Thursday, 23 December 2021

Fibonacci and Combinations


 I've been looking through my books on number theory and combinatorics, but none of them seem to mention anywhere the following simple relationship of Fibonacci sequence to combinations. In the following I use the notation nCr = n!/(n-r)!r! for the number of ways of choosing r from n. 

An explicit sum for F(n) can be found by summing the upward diagonals of the combination table that lists n against r and is sometimes presented in the form of Pascal's Triangle. 

It can be expressed in the general form:

F(n) = (n-1)C0 + (n-2)C1 + (n-3)C2 + (n-4)C3 + ... + (n-k)C(k-1) 

                = Summation (r=1 to k) (n-r)C(r-1).

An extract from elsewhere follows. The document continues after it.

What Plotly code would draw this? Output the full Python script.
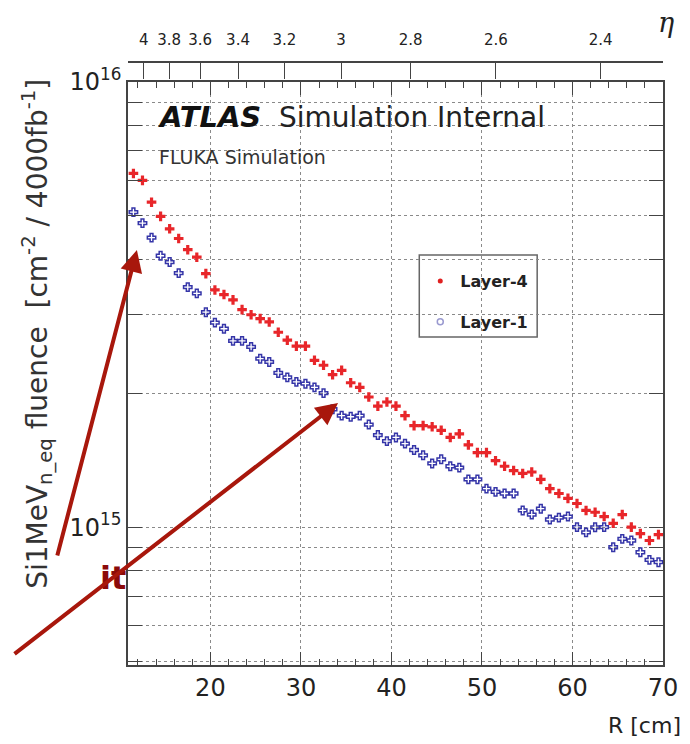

Where k =  n/2 or (n+1)/ when n is even or odd respectively. 

In the symmetric form of Pascal's Triangle the upward diagonals are transformed into knight-lines.

Instead of the above elementary formula for F(n) that uses only addition, subtraction, multiplication and division of whole numbers, the mathematical texts focus on the exotic Binet formula that expresses F(n) in terms of root five, or root five and the golden ratios, which are irrational numbers that all cancel each other out.

A First Course of Combinatorial Mathematics by Ian Anderson (Oxford University Clarendon Press (1979) page 43 derives from the Binet formula a more complicated relationship involving the summation of expressions 5^r.(n+1)Cr divided by 2^n, but does not simplify it to the above form. This is the nearest I have found in my limited sources.

Of course there is also a simple relationship of 2^n to the combinations:

  2^n = nC0 + nC1 + nC2 + ... + nCn.

Does anyone have other sources they could direct me to? (see my Knight's Tour pages for my email)

Does anyone have a concrete combinatorial explanation for the formula?

CORRECTION: I have since noticed that Anderson does mention the above expression briefly, without further explanation, in Exercises 4.2 (4) on page 44.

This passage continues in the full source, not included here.